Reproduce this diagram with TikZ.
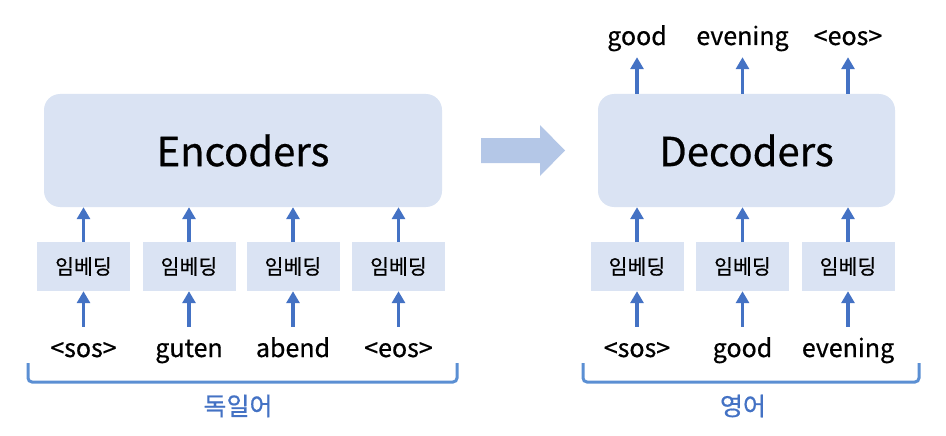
\documentclass[tikz,border=0pt]{standalone}
\usepackage{fontspec}
\setmainfont{Noto Sans CJK KR}[FakeBold=0.6]
\usetikzlibrary{arrows.meta,positioning}
\definecolor{boxfill}{HTML}{DAE3F3}
\definecolor{bigarrow}{HTML}{B4C7E7}
\definecolor{arrowblue}{HTML}{4472C4}
\definecolor{bracketblue}{HTML}{5B8FD3}

\begin{document}
\begin{tikzpicture}[x=1pt, y=-1pt, node distance = 105.5pt, on grid,
coder/.style = {fill=boxfill, rounded corners=16pt, minimum height=113pt, font=\fontsize{40}{44}\selectfont},
embed/.style = {fill=boxfill, minimum width=93pt, minimum height=49pt, font=\fontsize{20.5}{22}\selectfont},
word/.style = {font=\fontsize{25}{28}\selectfont, inner sep=0pt, text height=17pt, text depth=6pt},
lang/.style = {text=arrowblue, font=\fontsize{25}{28}\selectfont},
up/.style = {draw=arrowblue, line width=3.8pt, -{Triangle[length=12pt, width=13pt]}},
brace/.style = {draw=bracketblue, line width=3pt, rounded corners=4pt}]
\useasboundingbox (0,0) rectangle (946,436);

% encoder side
\node [coder, minimum width=398pt] (enc) at (243,150.5) {Encoders};
\node [embed] (e_1) at (83.5,266.5) {임베딩};
\node [embed] (e_2) [right = of e_1] {임베딩};
\node [embed] (e_3) [right = 104pt of e_2] {임베딩};
\node [embed] (e_4) [right = of e_3] {임베딩};
\node [word] (w_1) [below = 85pt of e_1] {<sos>};
\node [word] (w_2) [below = 85pt of e_2] {guten};
\node [word] (w_3) [below = 85pt of e_3] {abend};
\node [word] (w_4) [below = 85pt of e_4] {<eos>};
\coordinate (bl_1) at (28,363);
\coordinate (bl_2) at (457,363);
\node [lang] (de) at (238,406) {독일어};

% big arrow
\fill [bigarrow] (481,138) -- (540,138) -- (540,125) -- (565,150.5)
-- (540,176) -- (540,163) -- (481,163) -- cycle;

% decoder side
\node [coder, minimum width=297pt] (dec) at (746.5,150.5) {Decoders};
\node [embed] (f_1) at (637,266.5) {임베딩};
\node [embed] (f_2) [right = of f_1] {임베딩};
\node [embed] (f_3) [right = of f_2] {임베딩};
\node [word] (v_1) [below = 85pt of f_1] {<sos>};
\node [word] (v_2) [below = 85pt of f_2] {good};
\node [word] (v_3) [below = 85pt of f_3] {evening};
\node [word] (o_1) at (637,39.5) {good};
\node [word] (o_2) [right = of o_1] {evening};
\node [word] (o_3) [right = of o_2] {<eos>};
\coordinate (br_1) at (583,363);
\coordinate (br_2) at (919,363);
\node [lang] (en) at (743,406) {영어};

\foreach \i in {1,...,4}
{\draw [up] (w_\i.north) ++(0,-13) -- (e_\i.south);
\draw [up] (e_\i) ++(0,-24.5) -- (e_\i |- enc.south);}
\foreach \i in {1,2,3}
{\draw [up] (v_\i.north) ++(0,-13) -- (f_\i.south);
\draw [up] (f_\i) ++(0,-24.5) -- (f_\i |- dec.south);
\draw [up] (f_\i |- dec.north) -- ([yshift=-6pt]o_\i.south);}

\draw [brace] (bl_1) -- ++(0,19) -| (bl_2);
\draw [brace] (br_1) -- ++(0,19) -| (br_2);
\end{tikzpicture}
\end{document}
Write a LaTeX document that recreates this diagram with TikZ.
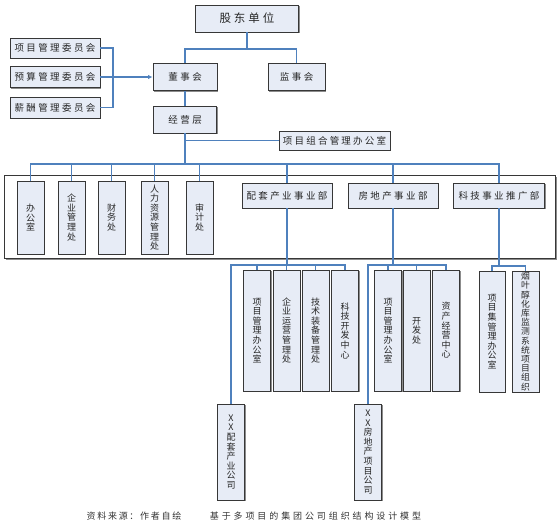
\documentclass[tikz,border=0pt]{standalone}
\usepackage{fontspec}
\setmainfont{Noto Sans CJK SC}
\usetikzlibrary{shadows,arrows.meta}
\definecolor{boxfill}{RGB}{231,236,246}
\definecolor{connc}{RGB}{79,129,189}
\definecolor{edgec}{RGB}{55,55,55}
\makeatletter
\newdimen\cjkgap
\def\cjksp#1#2{\cjkgap=#1\relax\cjksp@a#2\cjksp@end}
\def\cjksp@a#1#2\cjksp@end{#1\ifx\relax#2\relax\else\hspace{\cjkgap}\cjksp@a#2\cjksp@end\fi}
\newtoks\vtoks
\def\vt#1{\vtoks={}\vt@a#1\vt@end\the\vtoks}
\def\vt@a#1#2\vt@end{\vtoks=\expandafter{\the\vtoks#1}\ifx\relax#2\relax\else\vtoks=\expandafter{\the\vtoks\\}\vt@a#2\vt@end\fi}
\makeatother
\begin{document}
\begin{tikzpicture}[x=1pt,y=-1pt,
  box/.style={draw=edgec, line width=0.9pt, fill=boxfill, inner sep=0pt, text=black!85,
    drop shadow={shadow xshift=1.4pt, shadow yshift=-1.4pt, fill=black!45, opacity=1}},
  hbox/.style={box, font=\fontsize{9.5}{11}\selectfont},
  vbox/.style={box, align=center, font=\fontsize{9}{9.6}\selectfont, minimum width=27pt},
  conn/.style={draw=connc, line width=1.1pt},
  capt/.style={font=\fontsize{9}{10}\selectfont, text=black!80, inner sep=0pt}
]
\useasboundingbox (0,0) rectangle (559,531);

% container
\node[draw=edgec, line width=1pt, fill=white, minimum width=551pt, minimum height=83pt, inner sep=0pt,
  drop shadow={shadow xshift=1.6pt, shadow yshift=-1.6pt, fill=black!45, opacity=1}] (ctr) at (279.5,216.5) {};

% top
\node[hbox, minimum width=103pt, minimum height=27pt, font=\fontsize{11.5}{13}\selectfont] (gd) at (247,18.5) {\cjksp{3pt}{股东单位}};
\node[hbox, minimum width=64pt, minimum height=27pt] (dsh) at (185,77) {\cjksp{2.5pt}{董事会}};
\node[hbox, minimum width=57pt, minimum height=27pt] (jsh) at (296.5,77) {\cjksp{2.5pt}{监事会}};
\node[hbox, minimum width=90pt, minimum height=20pt] (c1) at (55,48) {\cjksp{2.4pt}{项目管理委员会}};
\node[hbox, minimum width=90pt, minimum height=21pt] (c2) at (55,77) {\cjksp{2.4pt}{预算管理委员会}};
\node[hbox, minimum width=90pt, minimum height=21pt] (c3) at (55,107.5) {\cjksp{2.4pt}{薪酬管理委员会}};
\node[hbox, minimum width=63pt, minimum height=27pt] (jyc) at (185,119.5) {\cjksp{2.5pt}{经营层}};
\node[hbox, minimum width=111pt, minimum height=19pt] (xm) at (334.5,140.5) {\cjksp{2.2pt}{项目组合管理办公室}};

% functional offices
\node[vbox, minimum height=73pt] (b1) at (30.5,217.5) {\vt{办公室}};
\node[vbox, minimum height=73pt] (b2) at (71.5,217.5) {\vt{企业管理处}};
\node[vbox, minimum height=73pt] (b3) at (111.5,217.5) {\vt{财务处}};
\node[vbox, minimum height=73pt] (b4) at (154.5,217.5) {\vt{人力资源管理处}};
\node[vbox, minimum height=73pt] (b5) at (199.5,217.5) {\vt{审计处}};

% divisions
\node[hbox, minimum width=90pt, minimum height=25pt] (d1) at (287,195.5) {\cjksp{2.4pt}{配套产业事业部}};
\node[hbox, minimum width=90pt, minimum height=25pt] (d2) at (393,195.5) {\cjksp{2.4pt}{房地产事业部}};
\node[hbox, minimum width=91pt, minimum height=25pt] (d3) at (499,195.5) {\cjksp{2.4pt}{科技事业推广部}};

% group 1
\node[vbox, minimum height=121pt] (e1) at (257,330.5) {\vt{项目管理办公室}};
\node[vbox, minimum height=121pt] (e2) at (286.5,330.5) {\vt{企业运营管理处}};
\node[vbox, minimum height=121pt] (e3) at (315.5,330.5) {\vt{技术装备管理处}};
\node[vbox, minimum height=121pt] (e4) at (345,330.5) {\vt{科技开发中心}};
\node[vbox, minimum height=96pt] (xx1) at (231,452) {\vt{XX配套产业公司}};

% group 2
\node[vbox, minimum height=121pt] (f1) at (388,330.5) {\vt{项目管理办公室}};
\node[vbox, minimum height=121pt] (f2) at (416.5,330.5) {\vt{开发处}};
\node[vbox, minimum height=121pt] (f3) at (446,330.5) {\vt{资产经营中心}};
\node[vbox, minimum height=96pt] (xx2) at (368,452) {\vt{XX房地产项目公司}};

% group 3
\node[vbox, minimum height=121pt, minimum width=26pt] (g1) at (492,331.5) {\vt{项目集管理办公室}};
\node[vbox, minimum height=121pt, font=\fontsize{8.8}{9.2}\selectfont] (g2) at (525.5,331.5) {\vt{烟叶醇化库监测系统项目组织}};

% caption
\node[capt] (cap1) at (134,516) {\cjksp{1.7pt}{资料来源：作者自绘}};
\node[capt] (cap2) at (315.5,516) {\cjksp{2.9pt}{基于多项目的集团公司组织结构设计模型}};

% junctions
\coordinate (t1) at (247,49);
\coordinate (cj) at (113,77);
\coordinate (bus) at (185,164);
\coordinate (s1) at (287,265);
\coordinate (s2) at (393,265);
\coordinate (s3) at (499,266);

% connectors
\draw[conn] (gd.south) -- (t1) -| (dsh.north);
\draw[conn] (t1) -| (jsh.north);
\draw[conn] (c1.east) -| (cj);
\draw[conn] (c3.east) -| (cj);
\draw[conn, -{Latex[length=4.5pt,width=4.5pt]}] (c2.east) -- (dsh.west);
\draw[conn] (dsh.south) -- (jyc.north);
\draw[conn] (jyc.south) -- (bus);
\draw[conn] (bus) |- (xm.west);
\foreach \n in {b1,b2,b3,b4,b5,d1,d2,d3} { \draw[conn] (bus) -| (\n.north); }
\draw[conn] (d1.south) -- (s1);
\foreach \n in {xx1,e1,e2,e3,e4} { \draw[conn] (s1) -| (\n.north); }
\draw[conn] (d2.south) -- (s2);
\foreach \n in {xx2,f1,f2,f3} { \draw[conn] (s2) -| (\n.north); }
\draw[conn] (d3.south) -- (s3);
\foreach \n in {g1,g2} { \draw[conn] (s3) -| (\n.north); }
\end{tikzpicture}
\end{document}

§ §

Work to do:
Leave out the pictures and repeat the lines from the start of the material through the line with "-- (540,176) -- (540,163)", inclusive.

Answer to the exercise:
Reproduce this diagram with TikZ.
\documentclass[tikz,border=0pt]{standalone}
\usepackage{fontspec}
\setmainfont{Noto Sans CJK KR}[FakeBold=0.6]
\usetikzlibrary{arrows.meta,positioning}
\definecolor{boxfill}{HTML}{DAE3F3}
\definecolor{bigarrow}{HTML}{B4C7E7}
\definecolor{arrowblue}{HTML}{4472C4}
\definecolor{bracketblue}{HTML}{5B8FD3}

\begin{document}
\begin{tikzpicture}[x=1pt, y=-1pt, node distance = 105.5pt, on grid,
coder/.style = {fill=boxfill, rounded corners=16pt, minimum height=113pt, font=\fontsize{40}{44}\selectfont},
embed/.style = {fill=boxfill, minimum width=93pt, minimum height=49pt, font=\fontsize{20.5}{22}\selectfont},
word/.style = {font=\fontsize{25}{28}\selectfont, inner sep=0pt, text height=17pt, text depth=6pt},
lang/.style = {text=arrowblue, font=\fontsize{25}{28}\selectfont},
up/.style = {draw=arrowblue, line width=3.8pt, -{Triangle[length=12pt, width=13pt]}},
brace/.style = {draw=bracketblue, line width=3pt, rounded corners=4pt}]
\useasboundingbox (0,0) rectangle (946,436);

% encoder side
\node [coder, minimum width=398pt] (enc) at (243,150.5) {Encoders};
\node [embed] (e_1) at (83.5,266.5) {임베딩};
\node [embed] (e_2) [right = of e_1] {임베딩};
\node [embed] (e_3) [right = 104pt of e_2] {임베딩};
\node [embed] (e_4) [right = of e_3] {임베딩};
\node [word] (w_1) [below = 85pt of e_1] {<sos>};
\node [word] (w_2) [below = 85pt of e_2] {guten};
\node [word] (w_3) [below = 85pt of e_3] {abend};
\node [word] (w_4) [below = 85pt of e_4] {<eos>};
\coordinate (bl_1) at (28,363);
\coordinate (bl_2) at (457,363);
\node [lang] (de) at (238,406) {독일어};

% big arrow
\fill [bigarrow] (481,138) -- (540,138) -- (540,125) -- (565,150.5)
-- (540,176) -- (540,163) -- (481,163) -- cycle;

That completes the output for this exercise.